━━━ RECORDS FOR THE EXERCISE ━━━
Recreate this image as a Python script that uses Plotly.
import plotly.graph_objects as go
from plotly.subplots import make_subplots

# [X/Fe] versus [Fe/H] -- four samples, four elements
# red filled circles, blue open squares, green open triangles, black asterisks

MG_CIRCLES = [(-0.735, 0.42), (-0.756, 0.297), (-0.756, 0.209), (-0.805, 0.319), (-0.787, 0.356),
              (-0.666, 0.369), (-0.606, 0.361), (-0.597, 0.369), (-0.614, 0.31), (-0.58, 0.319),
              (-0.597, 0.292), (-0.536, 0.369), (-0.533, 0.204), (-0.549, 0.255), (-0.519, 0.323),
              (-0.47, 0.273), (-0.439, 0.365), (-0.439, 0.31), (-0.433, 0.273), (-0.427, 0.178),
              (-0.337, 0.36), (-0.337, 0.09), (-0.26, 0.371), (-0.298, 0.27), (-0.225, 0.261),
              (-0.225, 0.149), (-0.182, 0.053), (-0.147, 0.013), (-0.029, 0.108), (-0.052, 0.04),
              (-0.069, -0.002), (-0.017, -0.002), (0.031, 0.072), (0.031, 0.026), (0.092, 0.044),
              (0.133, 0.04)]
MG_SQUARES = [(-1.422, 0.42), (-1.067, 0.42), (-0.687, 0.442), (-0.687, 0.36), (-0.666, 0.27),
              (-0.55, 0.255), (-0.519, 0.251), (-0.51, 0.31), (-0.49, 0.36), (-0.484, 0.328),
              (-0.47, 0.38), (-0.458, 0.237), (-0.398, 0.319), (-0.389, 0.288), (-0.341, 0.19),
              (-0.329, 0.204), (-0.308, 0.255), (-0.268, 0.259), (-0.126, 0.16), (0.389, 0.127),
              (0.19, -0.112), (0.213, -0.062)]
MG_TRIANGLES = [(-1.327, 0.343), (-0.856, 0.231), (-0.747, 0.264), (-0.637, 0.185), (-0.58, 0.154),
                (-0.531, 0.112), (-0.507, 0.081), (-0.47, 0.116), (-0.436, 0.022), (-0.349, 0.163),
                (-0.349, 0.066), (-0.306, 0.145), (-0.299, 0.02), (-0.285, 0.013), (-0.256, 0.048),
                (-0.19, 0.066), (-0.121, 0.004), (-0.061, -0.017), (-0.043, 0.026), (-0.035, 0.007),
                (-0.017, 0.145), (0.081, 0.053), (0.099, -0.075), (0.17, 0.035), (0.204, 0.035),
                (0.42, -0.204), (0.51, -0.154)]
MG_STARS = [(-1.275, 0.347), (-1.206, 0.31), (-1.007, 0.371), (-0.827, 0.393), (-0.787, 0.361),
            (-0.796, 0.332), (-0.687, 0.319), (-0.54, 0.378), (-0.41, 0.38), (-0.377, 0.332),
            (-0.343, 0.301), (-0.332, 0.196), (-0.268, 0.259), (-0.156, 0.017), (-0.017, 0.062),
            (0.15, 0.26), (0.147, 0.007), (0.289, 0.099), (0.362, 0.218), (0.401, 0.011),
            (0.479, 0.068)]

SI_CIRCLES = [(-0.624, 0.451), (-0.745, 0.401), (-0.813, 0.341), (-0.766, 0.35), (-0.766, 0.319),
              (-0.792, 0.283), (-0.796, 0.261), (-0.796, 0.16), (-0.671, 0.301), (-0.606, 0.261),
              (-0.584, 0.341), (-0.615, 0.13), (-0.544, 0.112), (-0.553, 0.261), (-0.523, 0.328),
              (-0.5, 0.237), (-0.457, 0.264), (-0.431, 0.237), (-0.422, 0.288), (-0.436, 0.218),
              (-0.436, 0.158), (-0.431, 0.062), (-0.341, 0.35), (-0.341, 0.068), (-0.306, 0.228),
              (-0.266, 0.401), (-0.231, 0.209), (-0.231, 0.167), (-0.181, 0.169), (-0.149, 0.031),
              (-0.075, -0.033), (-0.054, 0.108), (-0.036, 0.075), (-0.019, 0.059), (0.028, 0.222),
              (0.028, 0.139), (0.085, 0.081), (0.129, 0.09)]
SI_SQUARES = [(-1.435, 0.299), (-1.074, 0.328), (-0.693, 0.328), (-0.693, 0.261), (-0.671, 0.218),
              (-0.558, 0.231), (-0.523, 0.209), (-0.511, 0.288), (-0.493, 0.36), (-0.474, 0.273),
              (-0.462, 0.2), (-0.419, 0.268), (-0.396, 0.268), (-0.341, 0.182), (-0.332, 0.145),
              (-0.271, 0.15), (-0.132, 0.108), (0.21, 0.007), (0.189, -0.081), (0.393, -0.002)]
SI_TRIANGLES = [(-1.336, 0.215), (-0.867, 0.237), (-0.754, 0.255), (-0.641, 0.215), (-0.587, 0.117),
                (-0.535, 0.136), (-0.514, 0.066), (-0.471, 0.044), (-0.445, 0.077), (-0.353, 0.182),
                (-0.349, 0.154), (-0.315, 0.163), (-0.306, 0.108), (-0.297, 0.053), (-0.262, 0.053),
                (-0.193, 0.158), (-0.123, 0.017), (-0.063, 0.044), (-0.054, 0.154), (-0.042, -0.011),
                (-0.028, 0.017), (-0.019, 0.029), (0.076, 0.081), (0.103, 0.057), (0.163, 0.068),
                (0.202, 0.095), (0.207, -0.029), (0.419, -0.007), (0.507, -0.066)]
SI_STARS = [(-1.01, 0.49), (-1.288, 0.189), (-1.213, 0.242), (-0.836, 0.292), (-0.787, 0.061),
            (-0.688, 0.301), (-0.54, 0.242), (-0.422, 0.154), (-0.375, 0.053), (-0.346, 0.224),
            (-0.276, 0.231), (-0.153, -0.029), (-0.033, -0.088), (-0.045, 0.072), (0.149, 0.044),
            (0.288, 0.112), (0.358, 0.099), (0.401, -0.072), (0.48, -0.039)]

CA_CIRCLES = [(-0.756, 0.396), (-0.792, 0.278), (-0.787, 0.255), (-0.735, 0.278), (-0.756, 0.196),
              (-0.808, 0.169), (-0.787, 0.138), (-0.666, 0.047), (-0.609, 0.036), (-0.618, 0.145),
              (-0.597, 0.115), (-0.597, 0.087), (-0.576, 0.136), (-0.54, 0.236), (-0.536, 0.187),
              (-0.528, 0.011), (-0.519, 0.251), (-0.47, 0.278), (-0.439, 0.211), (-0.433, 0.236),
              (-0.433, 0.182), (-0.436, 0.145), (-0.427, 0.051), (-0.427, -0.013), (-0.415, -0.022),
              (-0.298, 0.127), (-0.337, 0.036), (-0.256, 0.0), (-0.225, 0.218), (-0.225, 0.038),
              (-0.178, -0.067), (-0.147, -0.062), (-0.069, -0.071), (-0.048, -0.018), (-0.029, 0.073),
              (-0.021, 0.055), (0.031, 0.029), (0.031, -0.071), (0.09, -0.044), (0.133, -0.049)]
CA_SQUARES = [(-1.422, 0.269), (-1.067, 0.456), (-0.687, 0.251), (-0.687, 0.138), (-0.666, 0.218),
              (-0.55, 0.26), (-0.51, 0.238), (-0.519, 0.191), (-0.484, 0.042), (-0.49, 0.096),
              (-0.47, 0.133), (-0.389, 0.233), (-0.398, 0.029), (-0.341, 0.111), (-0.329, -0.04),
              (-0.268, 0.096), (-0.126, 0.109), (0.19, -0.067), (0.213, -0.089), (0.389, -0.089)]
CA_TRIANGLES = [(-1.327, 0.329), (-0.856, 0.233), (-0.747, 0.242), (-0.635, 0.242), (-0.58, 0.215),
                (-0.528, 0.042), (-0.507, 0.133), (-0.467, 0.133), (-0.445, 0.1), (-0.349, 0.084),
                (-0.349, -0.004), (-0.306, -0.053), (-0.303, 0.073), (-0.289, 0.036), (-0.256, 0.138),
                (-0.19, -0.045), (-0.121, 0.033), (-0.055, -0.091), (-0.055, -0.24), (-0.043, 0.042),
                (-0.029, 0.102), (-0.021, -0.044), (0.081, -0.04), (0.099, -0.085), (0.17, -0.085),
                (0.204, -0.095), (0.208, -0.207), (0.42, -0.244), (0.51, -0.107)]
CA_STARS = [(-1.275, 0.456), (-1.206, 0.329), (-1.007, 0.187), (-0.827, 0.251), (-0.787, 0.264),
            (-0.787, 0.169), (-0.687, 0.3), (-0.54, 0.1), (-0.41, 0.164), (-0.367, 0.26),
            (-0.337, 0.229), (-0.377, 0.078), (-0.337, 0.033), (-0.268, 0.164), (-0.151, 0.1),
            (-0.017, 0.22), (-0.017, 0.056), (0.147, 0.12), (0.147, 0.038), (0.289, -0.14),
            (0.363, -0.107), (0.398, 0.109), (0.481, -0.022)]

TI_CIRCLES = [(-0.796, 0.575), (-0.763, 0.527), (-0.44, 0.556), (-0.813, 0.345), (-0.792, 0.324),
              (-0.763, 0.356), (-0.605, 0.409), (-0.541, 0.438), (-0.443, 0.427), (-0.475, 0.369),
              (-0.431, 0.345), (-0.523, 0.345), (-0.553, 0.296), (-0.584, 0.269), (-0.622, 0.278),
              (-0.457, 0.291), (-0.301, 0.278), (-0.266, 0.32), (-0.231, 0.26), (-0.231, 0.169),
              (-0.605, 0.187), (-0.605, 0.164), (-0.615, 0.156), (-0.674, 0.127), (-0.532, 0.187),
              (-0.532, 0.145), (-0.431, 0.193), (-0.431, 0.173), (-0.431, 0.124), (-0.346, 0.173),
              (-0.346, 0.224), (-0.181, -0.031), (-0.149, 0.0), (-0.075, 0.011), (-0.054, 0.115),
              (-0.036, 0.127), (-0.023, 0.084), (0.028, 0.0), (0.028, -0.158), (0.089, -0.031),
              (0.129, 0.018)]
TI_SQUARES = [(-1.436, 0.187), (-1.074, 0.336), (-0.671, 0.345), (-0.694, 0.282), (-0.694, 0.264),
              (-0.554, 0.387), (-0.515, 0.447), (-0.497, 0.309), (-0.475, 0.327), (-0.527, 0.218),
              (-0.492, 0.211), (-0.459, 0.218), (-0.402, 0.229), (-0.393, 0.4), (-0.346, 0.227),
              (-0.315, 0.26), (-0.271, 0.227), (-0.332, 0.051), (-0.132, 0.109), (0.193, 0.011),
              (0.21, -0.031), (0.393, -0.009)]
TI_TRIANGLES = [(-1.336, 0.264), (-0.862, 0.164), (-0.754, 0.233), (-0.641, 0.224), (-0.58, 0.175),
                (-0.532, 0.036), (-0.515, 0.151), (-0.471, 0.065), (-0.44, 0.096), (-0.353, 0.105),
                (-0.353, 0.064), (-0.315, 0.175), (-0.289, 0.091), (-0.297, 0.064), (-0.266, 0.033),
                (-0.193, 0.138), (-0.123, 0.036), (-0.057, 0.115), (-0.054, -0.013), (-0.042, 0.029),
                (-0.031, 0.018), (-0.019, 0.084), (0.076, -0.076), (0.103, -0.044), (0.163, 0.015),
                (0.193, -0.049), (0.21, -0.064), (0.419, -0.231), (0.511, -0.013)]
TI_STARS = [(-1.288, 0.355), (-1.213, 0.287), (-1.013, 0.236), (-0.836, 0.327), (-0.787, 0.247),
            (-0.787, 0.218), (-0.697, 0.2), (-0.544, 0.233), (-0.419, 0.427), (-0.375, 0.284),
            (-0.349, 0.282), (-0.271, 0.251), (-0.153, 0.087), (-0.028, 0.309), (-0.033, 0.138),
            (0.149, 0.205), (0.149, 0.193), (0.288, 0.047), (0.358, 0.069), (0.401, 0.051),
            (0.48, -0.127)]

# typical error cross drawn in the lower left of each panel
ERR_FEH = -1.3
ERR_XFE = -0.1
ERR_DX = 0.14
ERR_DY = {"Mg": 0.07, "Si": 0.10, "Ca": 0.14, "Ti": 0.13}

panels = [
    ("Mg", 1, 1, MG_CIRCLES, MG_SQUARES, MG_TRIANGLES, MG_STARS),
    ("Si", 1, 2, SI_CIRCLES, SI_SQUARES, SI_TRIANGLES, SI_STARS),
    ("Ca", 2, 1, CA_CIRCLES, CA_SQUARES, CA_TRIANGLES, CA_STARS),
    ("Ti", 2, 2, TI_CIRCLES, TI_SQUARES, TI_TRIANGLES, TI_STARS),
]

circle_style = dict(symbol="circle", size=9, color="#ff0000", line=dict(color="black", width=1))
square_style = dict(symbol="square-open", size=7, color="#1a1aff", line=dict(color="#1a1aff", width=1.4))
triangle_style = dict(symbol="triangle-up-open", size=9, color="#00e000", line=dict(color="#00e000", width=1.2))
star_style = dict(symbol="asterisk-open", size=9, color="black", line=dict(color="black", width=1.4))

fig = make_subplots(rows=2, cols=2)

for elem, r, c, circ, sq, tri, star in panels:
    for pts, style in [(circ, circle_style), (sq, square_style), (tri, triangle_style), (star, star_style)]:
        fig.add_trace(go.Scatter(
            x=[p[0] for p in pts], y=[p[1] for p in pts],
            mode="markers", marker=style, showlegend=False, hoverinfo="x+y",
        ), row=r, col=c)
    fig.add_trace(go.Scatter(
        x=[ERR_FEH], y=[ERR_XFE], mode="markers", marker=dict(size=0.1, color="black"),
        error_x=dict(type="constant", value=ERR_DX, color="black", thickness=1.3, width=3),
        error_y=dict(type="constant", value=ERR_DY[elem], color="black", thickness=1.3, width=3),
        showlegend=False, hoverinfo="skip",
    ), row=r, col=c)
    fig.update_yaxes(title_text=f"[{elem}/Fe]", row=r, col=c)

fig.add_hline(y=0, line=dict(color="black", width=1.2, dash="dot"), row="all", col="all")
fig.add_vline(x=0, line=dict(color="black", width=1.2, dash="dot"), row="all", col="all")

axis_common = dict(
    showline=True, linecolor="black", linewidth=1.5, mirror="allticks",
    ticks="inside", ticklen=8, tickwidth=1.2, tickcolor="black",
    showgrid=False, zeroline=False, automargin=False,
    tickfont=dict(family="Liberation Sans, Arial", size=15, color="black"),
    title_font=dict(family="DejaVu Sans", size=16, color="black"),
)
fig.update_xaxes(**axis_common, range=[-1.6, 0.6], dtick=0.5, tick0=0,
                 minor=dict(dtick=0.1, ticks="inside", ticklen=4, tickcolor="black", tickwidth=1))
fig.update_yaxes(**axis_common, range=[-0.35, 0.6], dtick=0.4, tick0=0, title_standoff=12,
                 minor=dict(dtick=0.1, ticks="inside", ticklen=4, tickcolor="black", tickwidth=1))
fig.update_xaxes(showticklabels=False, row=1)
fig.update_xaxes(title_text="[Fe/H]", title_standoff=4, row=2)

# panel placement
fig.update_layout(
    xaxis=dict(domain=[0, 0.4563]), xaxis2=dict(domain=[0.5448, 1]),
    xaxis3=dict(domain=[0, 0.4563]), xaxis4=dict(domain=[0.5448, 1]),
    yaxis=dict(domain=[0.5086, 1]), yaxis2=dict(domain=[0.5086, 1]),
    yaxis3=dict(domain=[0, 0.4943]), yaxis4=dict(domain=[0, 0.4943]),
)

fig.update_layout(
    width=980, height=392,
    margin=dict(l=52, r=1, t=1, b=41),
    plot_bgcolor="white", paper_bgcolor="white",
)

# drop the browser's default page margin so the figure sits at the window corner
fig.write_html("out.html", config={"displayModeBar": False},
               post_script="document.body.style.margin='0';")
━━━
━━━ RECORDS FOR THE EXERCISE ━━━
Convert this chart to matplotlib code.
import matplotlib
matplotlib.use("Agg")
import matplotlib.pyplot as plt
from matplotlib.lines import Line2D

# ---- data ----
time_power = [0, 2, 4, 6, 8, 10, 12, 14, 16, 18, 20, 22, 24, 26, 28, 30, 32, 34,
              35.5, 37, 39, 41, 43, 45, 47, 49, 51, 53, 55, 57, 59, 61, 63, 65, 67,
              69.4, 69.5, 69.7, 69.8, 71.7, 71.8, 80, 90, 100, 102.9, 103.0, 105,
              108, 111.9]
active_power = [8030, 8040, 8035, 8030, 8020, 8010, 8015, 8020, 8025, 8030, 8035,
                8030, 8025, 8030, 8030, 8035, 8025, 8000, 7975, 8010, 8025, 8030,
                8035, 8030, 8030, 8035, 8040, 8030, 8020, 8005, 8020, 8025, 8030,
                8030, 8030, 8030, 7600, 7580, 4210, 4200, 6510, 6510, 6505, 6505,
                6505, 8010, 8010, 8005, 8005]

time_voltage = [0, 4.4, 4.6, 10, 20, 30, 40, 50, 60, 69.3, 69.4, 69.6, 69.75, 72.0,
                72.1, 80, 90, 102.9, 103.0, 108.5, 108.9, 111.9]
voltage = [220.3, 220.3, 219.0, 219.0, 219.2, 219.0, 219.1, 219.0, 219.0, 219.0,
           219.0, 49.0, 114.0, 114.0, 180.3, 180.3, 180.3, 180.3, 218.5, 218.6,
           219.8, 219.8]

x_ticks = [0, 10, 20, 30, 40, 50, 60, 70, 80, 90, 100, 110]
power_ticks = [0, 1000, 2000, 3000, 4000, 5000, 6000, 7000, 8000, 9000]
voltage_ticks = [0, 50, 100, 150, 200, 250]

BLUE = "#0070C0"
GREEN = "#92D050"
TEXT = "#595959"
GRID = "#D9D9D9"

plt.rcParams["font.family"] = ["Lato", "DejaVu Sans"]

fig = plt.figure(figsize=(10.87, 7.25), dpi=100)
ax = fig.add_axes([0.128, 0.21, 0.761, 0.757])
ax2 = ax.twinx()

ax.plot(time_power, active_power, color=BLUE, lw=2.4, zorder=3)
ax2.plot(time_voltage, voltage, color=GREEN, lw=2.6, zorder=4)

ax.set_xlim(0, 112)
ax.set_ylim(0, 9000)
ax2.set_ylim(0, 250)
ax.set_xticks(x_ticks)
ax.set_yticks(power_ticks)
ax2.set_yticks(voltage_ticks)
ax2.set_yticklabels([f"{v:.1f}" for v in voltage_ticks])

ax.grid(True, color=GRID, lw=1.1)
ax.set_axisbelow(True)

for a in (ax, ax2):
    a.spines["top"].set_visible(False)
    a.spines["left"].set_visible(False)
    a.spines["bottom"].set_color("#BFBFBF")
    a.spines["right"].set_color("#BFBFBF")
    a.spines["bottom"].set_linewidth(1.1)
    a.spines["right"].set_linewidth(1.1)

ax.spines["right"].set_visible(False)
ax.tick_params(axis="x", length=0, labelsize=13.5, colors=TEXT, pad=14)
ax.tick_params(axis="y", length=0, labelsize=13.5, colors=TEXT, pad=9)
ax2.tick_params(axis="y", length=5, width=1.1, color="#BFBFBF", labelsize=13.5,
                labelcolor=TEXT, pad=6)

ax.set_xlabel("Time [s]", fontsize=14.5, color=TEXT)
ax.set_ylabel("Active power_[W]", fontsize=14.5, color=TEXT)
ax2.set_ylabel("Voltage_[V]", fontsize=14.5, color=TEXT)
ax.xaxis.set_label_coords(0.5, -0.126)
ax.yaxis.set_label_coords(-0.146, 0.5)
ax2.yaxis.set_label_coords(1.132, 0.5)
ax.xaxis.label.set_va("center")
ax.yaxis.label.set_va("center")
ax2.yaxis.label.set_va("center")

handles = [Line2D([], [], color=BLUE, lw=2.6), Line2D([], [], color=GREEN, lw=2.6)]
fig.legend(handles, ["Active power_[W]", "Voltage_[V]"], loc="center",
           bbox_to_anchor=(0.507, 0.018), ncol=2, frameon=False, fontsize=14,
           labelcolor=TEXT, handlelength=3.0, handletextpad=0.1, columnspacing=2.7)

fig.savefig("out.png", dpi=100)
━━━
━━━ RECORDS FOR THE EXERCISE ━━━
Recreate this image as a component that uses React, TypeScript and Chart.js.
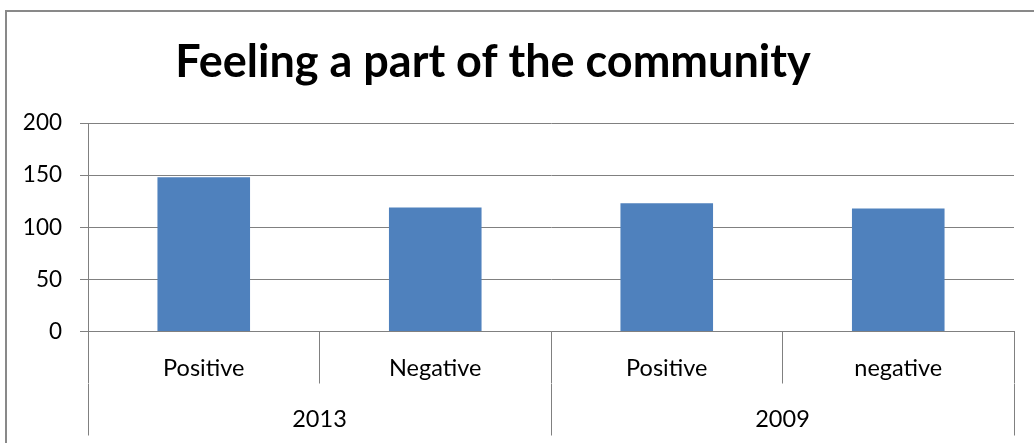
━━━
**EXERCISE GOAL**
Every line in the data that holds "Recreate" should be copied out.

**CORRECT RESULT**
Recreate this image as a Python script that uses Plotly.
Recreate this image as a component that uses React, TypeScript and Chart.js.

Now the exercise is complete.